▶ [PROMPT]
The material below includes pictures; leave them out and return only the lines between the line containing "What TikZ code" and the line containing "inner sep=0pt, anchor=base]", inclusive, word for word.

-------- DATA SUPPLIED --------

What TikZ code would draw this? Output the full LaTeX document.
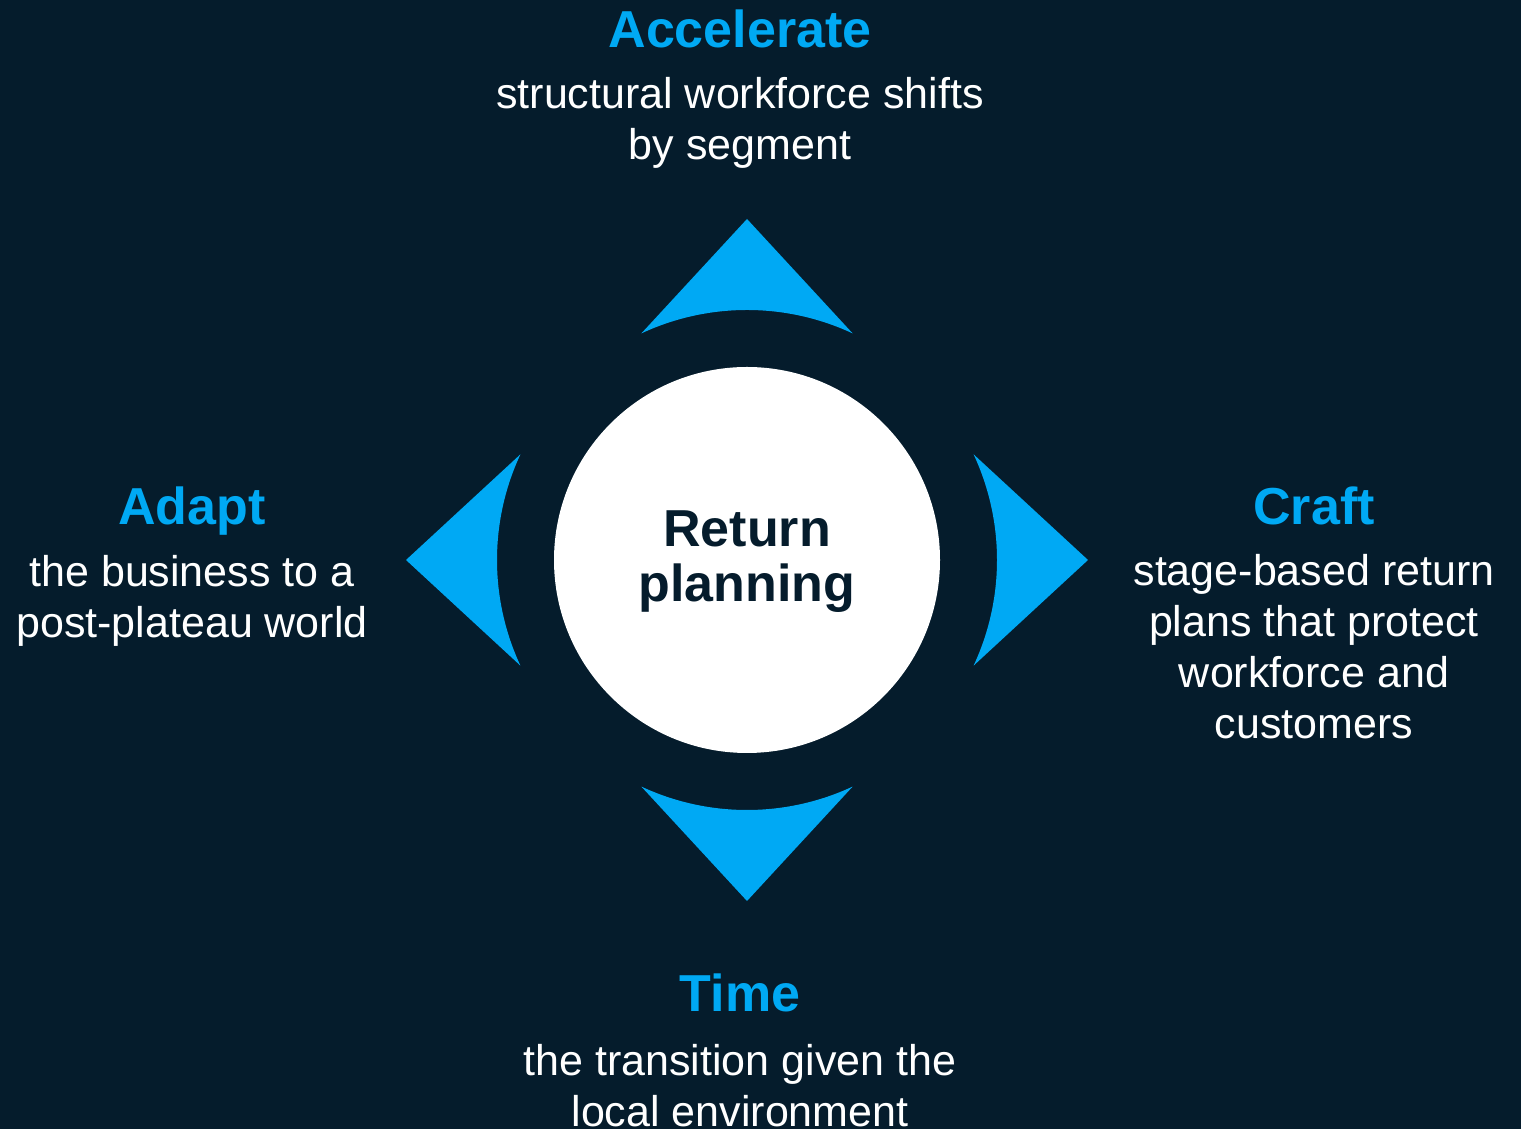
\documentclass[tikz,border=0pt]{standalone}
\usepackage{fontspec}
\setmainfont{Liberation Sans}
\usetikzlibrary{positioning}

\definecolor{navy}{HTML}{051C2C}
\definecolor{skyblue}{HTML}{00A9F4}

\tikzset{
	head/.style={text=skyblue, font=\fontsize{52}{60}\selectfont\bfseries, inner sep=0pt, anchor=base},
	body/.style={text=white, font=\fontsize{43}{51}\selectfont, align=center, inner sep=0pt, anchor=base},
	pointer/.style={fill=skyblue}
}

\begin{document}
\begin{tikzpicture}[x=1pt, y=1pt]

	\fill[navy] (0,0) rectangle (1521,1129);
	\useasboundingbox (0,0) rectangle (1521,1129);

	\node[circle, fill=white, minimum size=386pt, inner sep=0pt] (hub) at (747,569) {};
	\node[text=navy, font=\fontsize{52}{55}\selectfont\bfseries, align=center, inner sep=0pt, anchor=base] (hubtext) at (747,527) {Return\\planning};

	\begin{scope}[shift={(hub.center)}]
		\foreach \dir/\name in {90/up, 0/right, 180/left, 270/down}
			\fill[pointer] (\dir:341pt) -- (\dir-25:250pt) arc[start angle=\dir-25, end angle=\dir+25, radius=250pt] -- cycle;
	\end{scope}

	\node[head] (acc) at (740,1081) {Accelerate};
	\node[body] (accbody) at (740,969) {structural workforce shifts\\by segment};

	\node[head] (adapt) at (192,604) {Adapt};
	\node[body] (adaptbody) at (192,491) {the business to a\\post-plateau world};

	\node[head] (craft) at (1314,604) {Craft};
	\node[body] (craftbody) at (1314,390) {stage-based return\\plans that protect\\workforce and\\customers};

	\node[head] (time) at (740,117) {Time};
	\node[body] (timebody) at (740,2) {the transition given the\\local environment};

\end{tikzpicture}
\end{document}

--------
-------- DATA SUPPLIED --------

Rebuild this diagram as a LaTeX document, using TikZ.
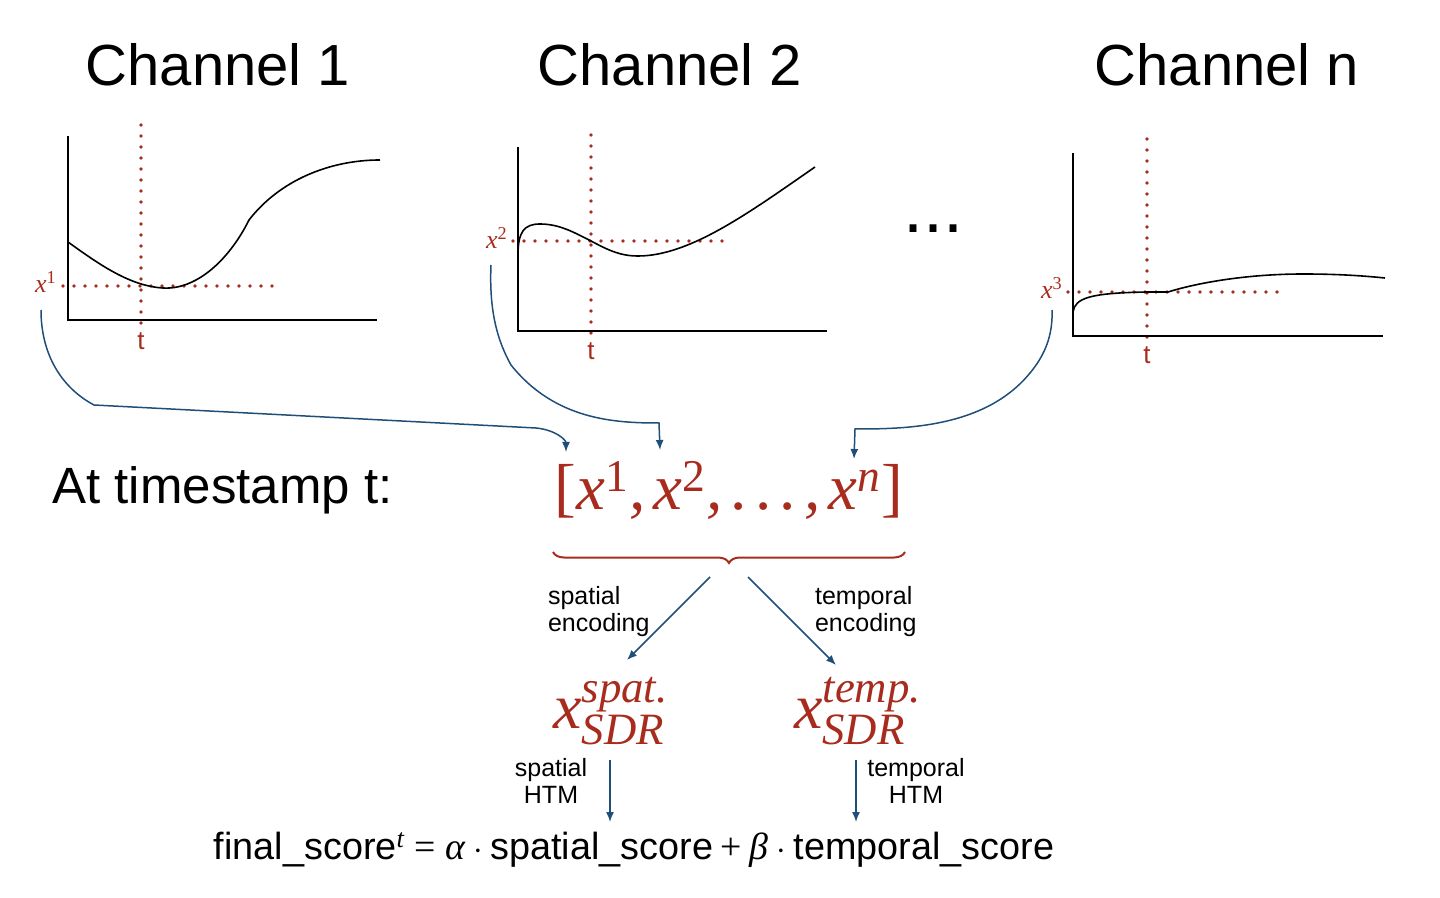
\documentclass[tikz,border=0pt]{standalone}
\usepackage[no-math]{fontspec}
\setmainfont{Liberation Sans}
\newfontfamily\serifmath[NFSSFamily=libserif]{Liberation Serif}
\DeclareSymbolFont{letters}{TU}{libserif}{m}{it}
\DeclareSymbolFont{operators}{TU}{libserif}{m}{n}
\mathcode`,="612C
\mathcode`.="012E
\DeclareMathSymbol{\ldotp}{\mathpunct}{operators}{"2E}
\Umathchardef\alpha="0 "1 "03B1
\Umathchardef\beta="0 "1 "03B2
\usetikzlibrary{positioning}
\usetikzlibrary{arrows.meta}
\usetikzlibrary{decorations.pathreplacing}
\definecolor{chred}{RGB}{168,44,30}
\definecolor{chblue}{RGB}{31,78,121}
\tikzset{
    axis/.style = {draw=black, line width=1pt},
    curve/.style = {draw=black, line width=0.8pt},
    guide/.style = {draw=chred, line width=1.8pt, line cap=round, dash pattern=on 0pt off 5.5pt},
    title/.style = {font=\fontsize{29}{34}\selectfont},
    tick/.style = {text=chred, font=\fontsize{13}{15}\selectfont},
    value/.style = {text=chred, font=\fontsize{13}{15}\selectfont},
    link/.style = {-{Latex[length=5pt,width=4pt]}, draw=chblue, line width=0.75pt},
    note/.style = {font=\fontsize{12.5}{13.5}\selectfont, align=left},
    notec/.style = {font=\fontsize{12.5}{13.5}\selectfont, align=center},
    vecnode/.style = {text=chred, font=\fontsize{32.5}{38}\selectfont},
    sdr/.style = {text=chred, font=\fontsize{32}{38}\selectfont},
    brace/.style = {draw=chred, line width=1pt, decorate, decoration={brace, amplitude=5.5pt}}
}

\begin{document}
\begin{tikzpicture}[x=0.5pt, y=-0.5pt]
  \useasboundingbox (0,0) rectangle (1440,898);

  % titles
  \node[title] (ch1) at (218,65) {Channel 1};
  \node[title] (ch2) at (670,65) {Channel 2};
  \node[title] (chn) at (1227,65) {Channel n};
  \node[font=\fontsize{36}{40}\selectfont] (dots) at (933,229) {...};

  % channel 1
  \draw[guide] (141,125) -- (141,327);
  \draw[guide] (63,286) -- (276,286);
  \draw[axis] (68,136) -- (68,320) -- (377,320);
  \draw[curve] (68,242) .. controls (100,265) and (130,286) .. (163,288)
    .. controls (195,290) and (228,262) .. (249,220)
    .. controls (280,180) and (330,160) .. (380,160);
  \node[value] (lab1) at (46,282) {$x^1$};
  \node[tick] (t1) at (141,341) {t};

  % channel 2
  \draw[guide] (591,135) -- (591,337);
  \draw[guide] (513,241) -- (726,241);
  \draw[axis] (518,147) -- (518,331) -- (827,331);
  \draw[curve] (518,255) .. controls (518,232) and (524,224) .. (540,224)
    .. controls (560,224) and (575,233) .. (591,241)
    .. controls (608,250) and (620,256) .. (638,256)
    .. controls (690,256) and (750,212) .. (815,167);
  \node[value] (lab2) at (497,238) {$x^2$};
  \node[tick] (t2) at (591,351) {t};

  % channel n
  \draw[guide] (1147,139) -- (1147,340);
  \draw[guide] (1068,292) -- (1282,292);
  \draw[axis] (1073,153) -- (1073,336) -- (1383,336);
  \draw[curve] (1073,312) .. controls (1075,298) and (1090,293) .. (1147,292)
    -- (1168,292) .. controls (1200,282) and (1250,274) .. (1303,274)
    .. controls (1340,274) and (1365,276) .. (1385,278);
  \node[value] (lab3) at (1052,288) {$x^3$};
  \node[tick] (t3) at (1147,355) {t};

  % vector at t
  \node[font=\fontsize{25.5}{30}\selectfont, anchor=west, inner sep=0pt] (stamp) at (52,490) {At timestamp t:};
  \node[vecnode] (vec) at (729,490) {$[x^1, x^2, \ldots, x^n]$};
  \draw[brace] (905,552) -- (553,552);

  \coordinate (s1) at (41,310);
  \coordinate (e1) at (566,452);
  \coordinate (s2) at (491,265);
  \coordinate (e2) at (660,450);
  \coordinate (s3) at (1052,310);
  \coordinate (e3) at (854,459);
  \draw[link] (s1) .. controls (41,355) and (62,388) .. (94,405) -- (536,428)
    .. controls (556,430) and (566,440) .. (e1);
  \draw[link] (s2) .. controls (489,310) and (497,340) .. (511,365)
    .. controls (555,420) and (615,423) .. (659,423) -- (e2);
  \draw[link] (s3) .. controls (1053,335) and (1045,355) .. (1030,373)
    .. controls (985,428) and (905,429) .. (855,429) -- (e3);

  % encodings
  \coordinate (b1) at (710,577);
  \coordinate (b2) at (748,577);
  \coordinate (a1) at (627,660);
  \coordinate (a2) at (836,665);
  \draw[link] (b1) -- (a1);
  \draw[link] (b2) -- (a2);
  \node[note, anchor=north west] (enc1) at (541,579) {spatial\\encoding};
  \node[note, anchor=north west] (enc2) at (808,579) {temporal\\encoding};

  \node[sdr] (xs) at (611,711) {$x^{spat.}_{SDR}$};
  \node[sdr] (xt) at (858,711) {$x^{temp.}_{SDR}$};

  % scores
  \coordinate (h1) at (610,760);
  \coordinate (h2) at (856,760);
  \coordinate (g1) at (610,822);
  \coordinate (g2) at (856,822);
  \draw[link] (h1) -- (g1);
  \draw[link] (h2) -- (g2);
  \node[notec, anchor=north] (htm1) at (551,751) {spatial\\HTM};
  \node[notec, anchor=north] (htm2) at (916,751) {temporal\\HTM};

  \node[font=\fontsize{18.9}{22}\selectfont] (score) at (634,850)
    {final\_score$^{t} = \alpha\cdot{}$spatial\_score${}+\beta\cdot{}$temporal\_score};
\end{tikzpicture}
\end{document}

--------
-------- DATA SUPPLIED --------

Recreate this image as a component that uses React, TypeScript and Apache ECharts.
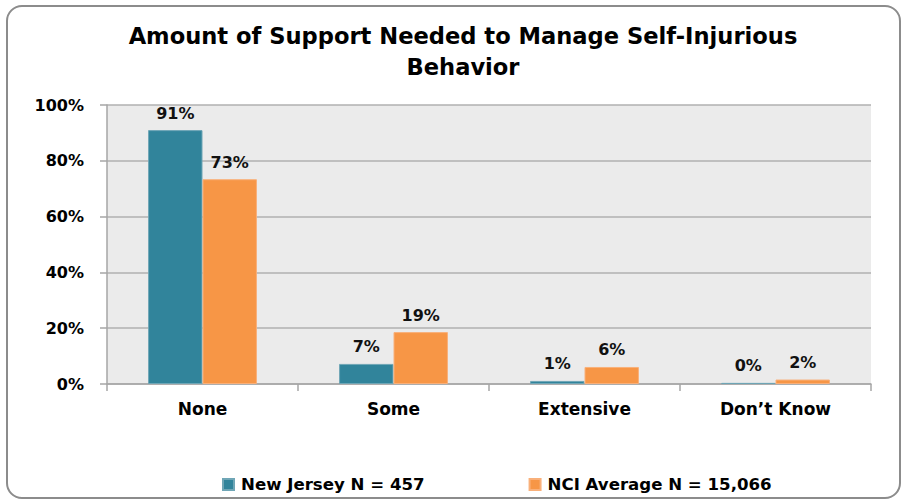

--------

▶ [WRITTEN ANSWER]
What TikZ code would draw this? Output the full LaTeX document.
\documentclass[tikz,border=0pt]{standalone}
\usepackage{fontspec}
\setmainfont{Liberation Sans}
\usetikzlibrary{positioning}

\definecolor{navy}{HTML}{051C2C}
\definecolor{skyblue}{HTML}{00A9F4}

\tikzset{
	head/.style={text=skyblue, font=\fontsize{52}{60}\selectfont\bfseries, inner sep=0pt, anchor=base},
	body/.style={text=white, font=\fontsize{43}{51}\selectfont, align=center, inner sep=0pt, anchor=base},
	pointer/.style={fill=skyblue}
}

\begin{document}
\begin{tikzpicture}[x=1pt, y=1pt]

	\fill[navy] (0,0) rectangle (1521,1129);
	\useasboundingbox (0,0) rectangle (1521,1129);

	\node[circle, fill=white, minimum size=386pt, inner sep=0pt] (hub) at (747,569) {};
	\node[text=navy, font=\fontsize{52}{55}\selectfont\bfseries, align=center, inner sep=0pt, anchor=base] (hubtext) at (747,527) {Return\\planning};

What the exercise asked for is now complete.